Table of Contents
More on P450 nomenclature
Origins
A nomenclature of P450 genes and proteins was introduced when only 65 sequences were known ( Nebert et al., 1987). Gene families were initially designated by Roman numerals (e.g. CYPVIA1), but the proliferation of diverse sequences rapidly became discouraging, even to those versed in classics. The rules of nomenclature were then revised to their current form, using arabic numerals (e.g. CYP6A1)(Nebert et al., 1991, Nelson et al., 1993, Nelson et al., 1996).
Bending the rules
The identity (%) rules for family (40%) and subfamily (55%) designations are not strictly adhered to, but names once adopted are rarely changed.
Naming genes by the lumper mode or splitter mode: Initially, many insect P450s were arbitrarily lumped into the CYP6 and the CYP4 families even though they had less than 40% amino acid identity with CYP6A1 or with vertebrate CYP4 proteins. This was before anyone could have guessed how large the P450 superfamily would turn out to be.

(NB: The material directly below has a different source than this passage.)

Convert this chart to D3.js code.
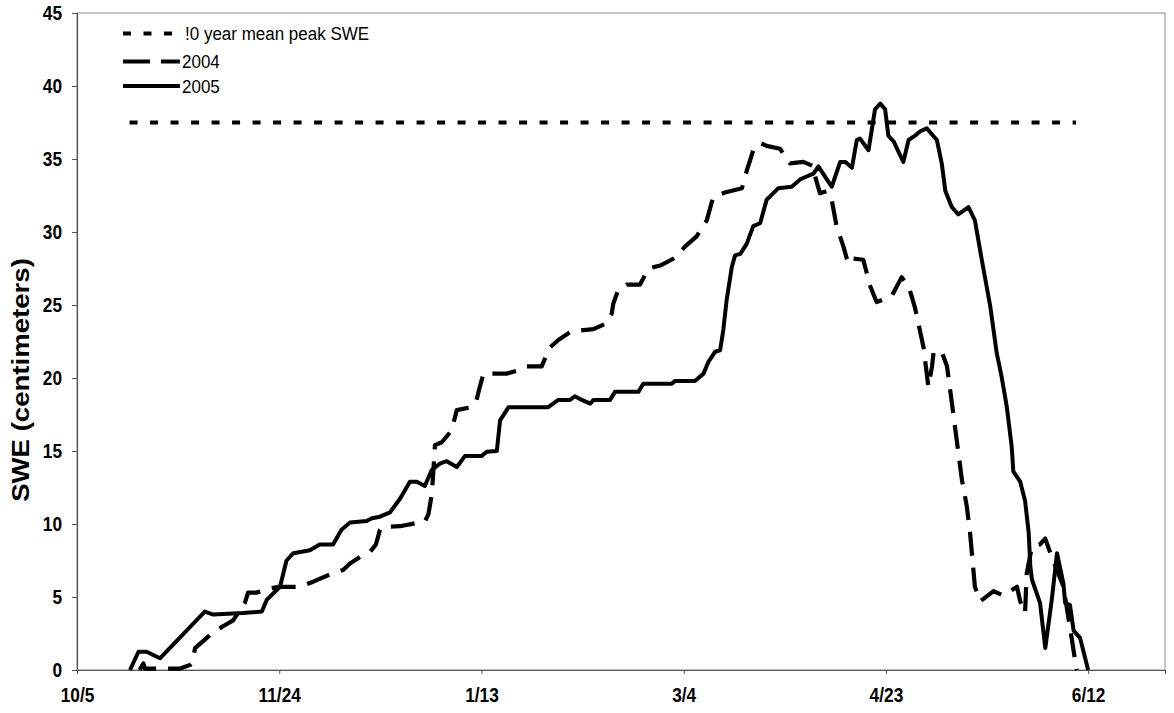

Naming genes in the lumper mode made the CYP6 and CYP4 families the largest ones in insects by a cascade effect. Papilio polyxenes CYP6B1 is only 32% identical to Musca domestica CYP6A1 (Cohen et al., 1992), so placing it in the CYP6 family “forced” many subsequent sequences into that family even if they did not meet the 40% criterion.
The splitter mode prevailed at the completion of genome projects, which led to a new proliferation of CYP families in insects.

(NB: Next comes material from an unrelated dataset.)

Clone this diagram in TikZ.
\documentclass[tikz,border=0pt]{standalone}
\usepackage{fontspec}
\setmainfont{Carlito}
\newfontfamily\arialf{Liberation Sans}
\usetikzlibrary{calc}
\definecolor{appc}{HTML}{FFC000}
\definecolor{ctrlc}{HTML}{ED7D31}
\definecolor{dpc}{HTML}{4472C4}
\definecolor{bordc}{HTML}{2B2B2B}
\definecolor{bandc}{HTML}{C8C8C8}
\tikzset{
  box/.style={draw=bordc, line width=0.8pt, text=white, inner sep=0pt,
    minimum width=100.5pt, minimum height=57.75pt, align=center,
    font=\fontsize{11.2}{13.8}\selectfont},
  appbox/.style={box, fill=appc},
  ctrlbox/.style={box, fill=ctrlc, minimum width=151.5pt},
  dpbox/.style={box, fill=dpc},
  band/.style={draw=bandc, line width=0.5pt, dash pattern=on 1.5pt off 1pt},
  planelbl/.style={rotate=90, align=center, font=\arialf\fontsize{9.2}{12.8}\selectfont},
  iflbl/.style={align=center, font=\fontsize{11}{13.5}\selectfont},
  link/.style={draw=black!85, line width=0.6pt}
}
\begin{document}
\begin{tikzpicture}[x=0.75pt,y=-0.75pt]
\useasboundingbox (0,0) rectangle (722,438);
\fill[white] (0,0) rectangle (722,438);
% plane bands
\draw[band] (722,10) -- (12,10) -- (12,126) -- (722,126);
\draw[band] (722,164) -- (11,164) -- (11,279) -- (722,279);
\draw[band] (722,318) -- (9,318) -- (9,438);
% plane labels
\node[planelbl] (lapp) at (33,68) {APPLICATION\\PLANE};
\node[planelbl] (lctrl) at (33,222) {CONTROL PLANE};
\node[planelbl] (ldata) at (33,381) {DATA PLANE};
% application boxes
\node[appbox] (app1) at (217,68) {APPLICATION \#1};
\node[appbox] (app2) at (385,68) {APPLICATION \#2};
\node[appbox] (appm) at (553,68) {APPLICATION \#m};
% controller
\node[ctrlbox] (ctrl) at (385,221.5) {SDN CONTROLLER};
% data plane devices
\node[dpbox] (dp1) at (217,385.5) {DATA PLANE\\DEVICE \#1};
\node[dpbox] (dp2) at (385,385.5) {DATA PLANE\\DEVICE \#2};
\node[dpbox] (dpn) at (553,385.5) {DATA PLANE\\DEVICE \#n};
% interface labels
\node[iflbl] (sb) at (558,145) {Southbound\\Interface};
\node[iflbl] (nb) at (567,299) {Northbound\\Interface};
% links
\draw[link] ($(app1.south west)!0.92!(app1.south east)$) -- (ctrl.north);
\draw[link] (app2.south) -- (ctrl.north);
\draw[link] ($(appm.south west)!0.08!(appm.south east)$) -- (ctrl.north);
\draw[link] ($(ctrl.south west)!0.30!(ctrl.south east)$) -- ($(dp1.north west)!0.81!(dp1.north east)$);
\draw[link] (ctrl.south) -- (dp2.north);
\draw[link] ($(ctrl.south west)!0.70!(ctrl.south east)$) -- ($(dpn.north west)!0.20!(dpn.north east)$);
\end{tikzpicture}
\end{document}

The confusing designations “CYP450”, “P4506G1” or other such variations should be avoided.
Different P450 enzymes are generally products of different genes, they are not isozymes.
A few documented cases of alternative splicing gives rise to different P450 isoforms.

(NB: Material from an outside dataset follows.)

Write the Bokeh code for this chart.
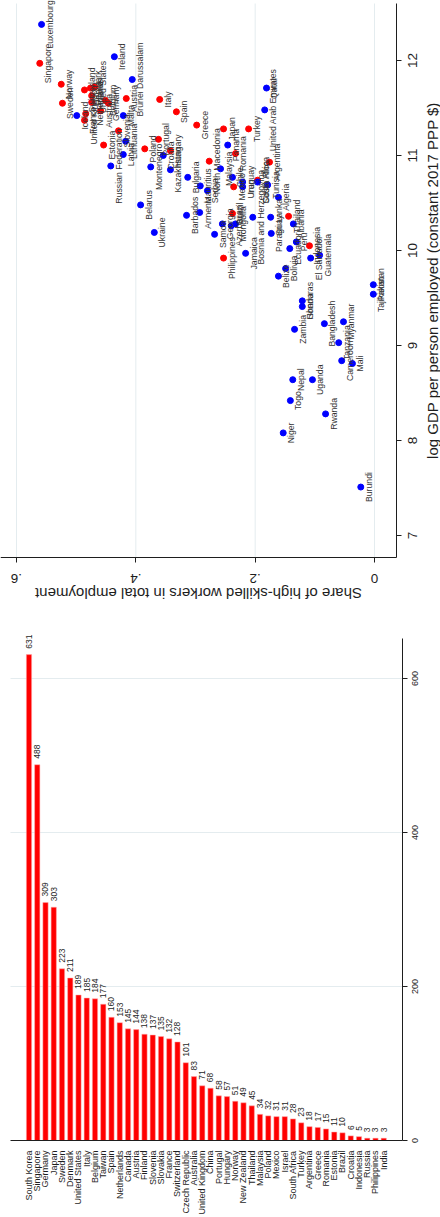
import math
from bokeh.plotting import figure
from bokeh.models import (ColumnDataSource, Range1d, FixedTicker, LabelSet, Label,
                          CustomJSTickFormatter)
from bokeh.layouts import column
from bokeh.core.properties import value
from bokeh.embed import file_html
from bokeh.resources import INLINE

FONT = "Liberation Sans"

# ---------------- scatter data ----------------
names = ["Luxembourg", "Singapore", "Ireland", "Norway", "Brunei Darussalam", "Sweden",
         "Iceland", "Switzerland", "Denmark", "United States", "Netherlands", "United Kingdom",
         "Australia", "Belgium", "Germany", "Austria", "Malta", "Slovenia", "Lithuania",
         "Latvia", "Estonia", "Russian Federation", "Italy", "Spain", "Greece", "Poland",
         "Portugal", "Montenegro", "Hungary", "Croatia", "Kazakhstan", "Bulgaria",
         "North Macedonia", "Serbia", "Mauritius", "Malaysia", "Armenia", "Barbados",
         "Belarus", "Ukraine", "Samoa", "Japan", "Turkey", "Panama", "Romania", "Chile",
         "Mexico", "Uruguay", "Iran", "South Africa", "Costa Rica", "Tunisia", "Algeria",
         "Qatar", "United Arab Emirates", "Azerbaijan", "Mongolia", "Brazil", "Georgia",
         "Philippines", "Jamaica", "Bosnia and Herzegovina", "Sri Lanka", "Paraguay",
         "Thailand", "Albania", "Peru", "Ecuador", "Indonesia", "El Salvador", "Guatemala",
         "Bolivia", "Belize", "Pakistan", "Tajikistan", "Honduras", "Ghana", "Zambia",
         "Bangladesh", "Myanmar", "Tanzania", "Cameroon", "Mali", "Nepal", "Uganda", "Togo",
         "Rwanda", "Niger", "Burundi", "Argentina", "Finland", "France"]
share = [0.558, 0.561, 0.436, 0.525, 0.406, 0.523,
         0.499, 0.486, 0.476, 0.469, 0.474, 0.484,
         0.459, 0.451, 0.446, 0.416, 0.421, 0.429, 0.417,
         0.421, 0.454, 0.442, 0.360, 0.332, 0.298, 0.385,
         0.362, 0.375, 0.342, 0.354, 0.342, 0.313,
         0.277, 0.280, 0.292, 0.258, 0.293, 0.315,
         0.392, 0.369, 0.268, 0.253, 0.211, 0.246, 0.233, 0.238,
         0.236, 0.221, 0.221, 0.196, 0.196, 0.179, 0.161,
         0.181, 0.184, 0.240, 0.233, 0.238, 0.255,
         0.253, 0.216, 0.204, 0.174, 0.173,
         0.144, 0.136, 0.131, 0.142, 0.109, 0.107, 0.092,
         0.149, 0.161, 0.002, 0.002, 0.121, 0.121, 0.134,
         0.084, 0.052, 0.060, 0.055, 0.037, 0.137, 0.104, 0.141,
         0.082, 0.153, 0.023, 0.176, 0.474, 0.486]
log_gdp = [12.38, 11.97, 12.04, 11.75, 11.80, 11.55,
           11.42, 11.69, 11.71, 11.72, 11.56, 11.44,
           11.47, 11.58, 11.55, 11.60, 11.42, 11.26, 11.15,
           11.01, 11.11, 10.89, 11.59, 11.46, 11.32, 11.07,
           11.17, 10.88, 11.05, 11.00, 10.85, 10.77,
           10.94, 10.63, 10.68, 10.86, 10.40, 10.37,
           10.48, 10.19, 10.17, 11.28, 11.28, 11.11, 11.02, 10.77,
           10.67, 10.72, 10.67, 10.74, 10.72, 10.69, 10.56,
           11.71, 11.48, 10.26, 10.28, 10.39, 10.28,
           9.92, 9.97, 10.35, 10.35, 10.18,
           10.36, 10.28, 10.09, 10.02, 10.05, 9.92, 9.95,
           9.81, 9.73, 9.64, 9.54, 9.47, 9.41, 9.17,
           9.23, 9.25, 9.03, 8.84, 8.81, 8.64, 8.64, 8.42,
           8.28, 8.08, 7.51, 10.93, 11.63, 11.37]
group = ["B", "R", "B", "R", "B", "R",
         "B", "R", "R", "R", "R", "R",
         "R", "R", "R", "R", "B", "R", "B",
         "B", "R", "B", "R", "R", "R", "R",
         "R", "B", "R", "B", "B", "B",
         "R", "B", "B", "B", "B", "B",
         "B", "B", "B", "R", "R", "B", "R", "B",
         "R", "B", "B", "R", "B", "B", "B",
         "B", "B", "B", "B", "R", "B",
         "R", "B", "B", "B", "B",
         "R", "B", "B", "B", "R", "B", "B",
         "B", "B", "B", "B", "B", "B", "B",
         "B", "B", "B", "B", "B", "B", "B", "B",
         "B", "B", "B", "R", "R", "R"]
group_colors = {"R": "#ff0000", "B": "#0000ff"}

gdp_ticks = [7, 8, 9, 10, 11, 12]
share_ticks = [0, 0.2, 0.4, 0.6]
share_tick_labels = ["0", ".2", ".4", ".6"]

# ---------------- bar data ----------------
bar_countries = ["South Korea", "Singapore", "Germany", "Japan", "Sweden", "Denmark",
                 "United States", "Italy", "Belgium", "Taiwan", "Spain", "Netherlands",
                 "Canada", "Austria", "Finland", "Slovenia", "Slovakia", "France",
                 "Switzerland", "Czech Republic", "Australia", "United Kingdom", "China",
                 "Portugal", "Hungary", "Norway", "New Zealand", "Thailand", "Malaysia",
                 "Poland", "Mexico", "Israel", "South Africa", "Turkey", "Argentina",
                 "Greece", "Romania", "Estonia", "Brazil", "Croatia", "Indonesia",
                 "Russia", "Philippines", "India"]
robots = [631, 488, 309, 303, 223, 211, 189, 185, 184, 177, 160, 153, 145, 144, 138,
          137, 135, 132, 128, 101, 83, 71, 68, 58, 57, 51, 49, 45, 34, 32, 31, 31, 28,
          23, 18, 17, 15, 11, 10, 6, 5, 3, 3, 3]
robot_ticks = [0, 200, 400, 600]

# ---------------- layout constants (view window / plot region) ----------------
# scatter: frame spans the whole figure; the plot region sits inside it
SC_VIEW_X = (0.6268, -0.1106)      # share shown from left to right edge (reversed)
SC_VIEW_Y = (6.1053, 12.6316)      # log GDP shown from bottom to top edge
SC_REGION_X = (-0.0369, 0.6268)    # plot region along share
SC_REGION_Y = (6.768, 12.6)        # plot region along log GDP
# bars
BAR_VIEW_X = (-3.4545, 49.8788)
BAR_VIEW_Y = (-100.0, 675.3)
BAR_REGION_X = (-2.2424, 45.2727)
BAR_REGION_Y = (0, 652)

AXIS_COLOR = "#1e1e1e"
GRID_COLOR = "#e4ecef"
TEXT_COLOR = "#1e1e1e"


def blank():
    return CustomJSTickFormatter(code="return ''")


def style_axis(ax):
    ax.axis_line_color = AXIS_COLOR
    ax.axis_line_width = 1
    ax.major_tick_line_color = AXIS_COLOR
    ax.major_tick_out = 5
    ax.major_tick_in = 0
    ax.minor_tick_line_color = None


def base_figure(h, xr, yr):
    p = figure(width=440, height=h, x_range=Range1d(*xr), y_range=Range1d(*yr),
               y_axis_location="right", output_backend="svg", toolbar_location=None,
               min_border_left=0, min_border_right=0, min_border_top=0,
               min_border_bottom=0)
    p.outline_line_color = None
    p.background_fill_color = "white"
    p.border_fill_color = "white"
    p.xgrid.visible = False
    p.ygrid.visible = False
    return p


# ---------------- scatter figure ----------------
p1 = base_figure(620, SC_VIEW_X, SC_VIEW_Y)
xa, ya = p1.xaxis[0], p1.yaxis[0]
xa.fixed_location = SC_REGION_Y[0]
xa.bounds = SC_REGION_X
xa.ticker = FixedTicker(ticks=share_ticks)
xa.formatter = blank()
ya.fixed_location = SC_REGION_X[0]
ya.bounds = SC_REGION_Y
ya.ticker = FixedTicker(ticks=gdp_ticks)
ya.formatter = blank()
style_axis(xa)
style_axis(ya)

# vertical grid lines at the share ticks, inside the plot region
p1.segment(x0=share_ticks, x1=share_ticks,
           y0=[SC_REGION_Y[0]] * len(share_ticks), y1=[SC_REGION_Y[1]] * len(share_ticks),
           line_color=GRID_COLOR, line_width=1)

src = ColumnDataSource(dict(x=share, y=log_gdp, name=names,
                            color=[group_colors[g] for g in group]))
p1.scatter("x", "y", source=src, size=6, fill_color="color", line_color="color")
p1.add_layout(LabelSet(x="x", y="y", text="name", source=src, angle=math.pi / 2,
                       x_offset=8, text_align="center", text_baseline="middle",
                       text_font=value(FONT), text_font_size="8.7px",
                       text_color="#333333"))

gdp_tick_src = ColumnDataSource(dict(x=[SC_REGION_X[0]] * len(gdp_ticks), y=gdp_ticks,
                                     t=[str(v) for v in gdp_ticks]))
p1.add_layout(LabelSet(x="x", y="y", text="t", source=gdp_tick_src, angle=math.pi / 2,
                       x_offset=16, text_align="center", text_baseline="middle",
                       text_font=value(FONT), text_font_size="13.5px",
                       text_color=TEXT_COLOR))
share_tick_src = ColumnDataSource(dict(x=share_ticks,
                                       y=[SC_REGION_Y[0]] * len(share_ticks),
                                       t=share_tick_labels))
p1.add_layout(LabelSet(x="x", y="y", text="t", source=share_tick_src, angle=math.pi,
                       y_offset=-21, text_align="center", text_baseline="middle",
                       text_font=value(FONT), text_font_size="13.5px",
                       text_color=TEXT_COLOR))
p1.add_layout(Label(x=sum(SC_REGION_X) / 2, y=SC_REGION_Y[0], y_offset=-36, angle=math.pi,
                    text="Share of high-skilled workers in total employment",
                    text_align="center", text_baseline="middle",
                    text_font=FONT, text_font_size="15px", text_color=TEXT_COLOR))
p1.add_layout(Label(x=SC_REGION_X[0], y=sum(SC_REGION_Y) / 2, x_offset=36,
                    angle=math.pi / 2,
                    text="log GDP per person employed (constant 2017 PPP $)",
                    text_align="center", text_baseline="middle",
                    text_font=FONT, text_font_size="15px", text_color=TEXT_COLOR))

# ---------------- bar figure ----------------
bar_index = list(range(len(bar_countries)))
p2 = base_figure(597, BAR_VIEW_X, BAR_VIEW_Y)
bx, by = p2.xaxis[0], p2.yaxis[0]
bx.fixed_location = BAR_REGION_Y[0]
bx.bounds = BAR_REGION_X
bx.ticker = FixedTicker(ticks=bar_index)
bx.major_label_overrides = {i: c for i, c in zip(bar_index, bar_countries)}
by.fixed_location = BAR_REGION_X[1]
by.bounds = BAR_REGION_Y
by.ticker = FixedTicker(ticks=robot_ticks)
by.formatter = blank()
style_axis(bx)
style_axis(by)
bx.major_tick_line_color = None
bx.major_label_orientation = math.pi / 2
bx.major_label_standoff = 5
bx.major_label_text_font = FONT
bx.major_label_text_font_size = "9px"
bx.major_label_text_color = TEXT_COLOR

grid_vals = [t for t in robot_ticks if t > 0]
p2.segment(x0=[BAR_REGION_X[0]] * len(grid_vals), x1=[BAR_REGION_X[1]] * len(grid_vals),
           y0=grid_vals, y1=grid_vals, line_color=GRID_COLOR, line_width=1)

bar_src = ColumnDataSource(dict(x=bar_index, top=robots, t=[str(v) for v in robots]))
p2.vbar(x="x", top="top", bottom=0, width=0.64, source=bar_src, fill_color="#ff0000",
        line_color="#ffb0b0", line_width=0.5)
p2.add_layout(LabelSet(x="x", y="top", text="t", source=bar_src, angle=math.pi / 2,
                       y_offset=6, text_align="left", text_baseline="middle",
                       text_font=value(FONT), text_font_size="8.5px",
                       text_color=TEXT_COLOR))
robot_tick_src = ColumnDataSource(dict(x=[BAR_REGION_X[1]] * len(robot_ticks),
                                       y=robot_ticks, t=[str(v) for v in robot_ticks]))
p2.add_layout(LabelSet(x="x", y="y", text="t", source=robot_tick_src, angle=math.pi / 2,
                       x_offset=13, text_align="center", text_baseline="middle",
                       text_font=value(FONT), text_font_size="9px",
                       text_color=TEXT_COLOR))

layout = column(p1, p2, spacing=0)
open("out.html", "w").write(file_html(layout, INLINE))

The CYP nomenclature is a TOOL for easy communication, so it does not have to be perfect, just useful. To quote David Nelson : “The genome is a map. The more street signs the better.”
Alternate classifications
Pfam has a family called p450 (pf00067). As of this writing (Pfam35.0, Nov 2021), it covers 213,489 sequences from 5,038 species. A sequence tagged with pf00067 is almost certainly a P450 sequence.
In contrast and for some obscure reason, some classifications of gene families such as Interpro are using and spreading numbers and tags that are not very clear and mostly do not reflect evolutionary relationships, thus clouding understanding. Here are some Interpro entries that can (randomly, it seems) be found:
H (homologous superfamily type) IPR036396 Short name: Cyt_P450_sf with overlapping entries :
F (family type) IPR001128 Short name: Cyt_P450. This probably overlaps and/or includes:
F (family type) Cytochrome P450, B-class (IPR002397) these are most bacterial, mitochondrial and some fungal P450s
F (family type) Cytochrome P450, mitochondrial (IPR002399) overlaps somewhat with the one above
F (family type) Cytochrome P450, E-class, group I (IPR002401) covers vertebrate Clan 2 P450s as well as plant CYP71s…
F (family type Cytochrome P450, E-class, group II (IPR002402) now this one is a real winner, lumping together bacterial, fungal, vertebrate as well as insect CYP4 and CYP6 sequences…
and 23 more family types…
GO terms are also tagged to P450s, ranging from obvious to wrong. Caveat emptor. As P450s fall in different GO term categories, “GO term enrichment” can be a lottery.
Conserved protein domain family cd00302 and cl41757 at NCBI covers P450s, and has many subfamilies that seem to closely match P450 phylogeny.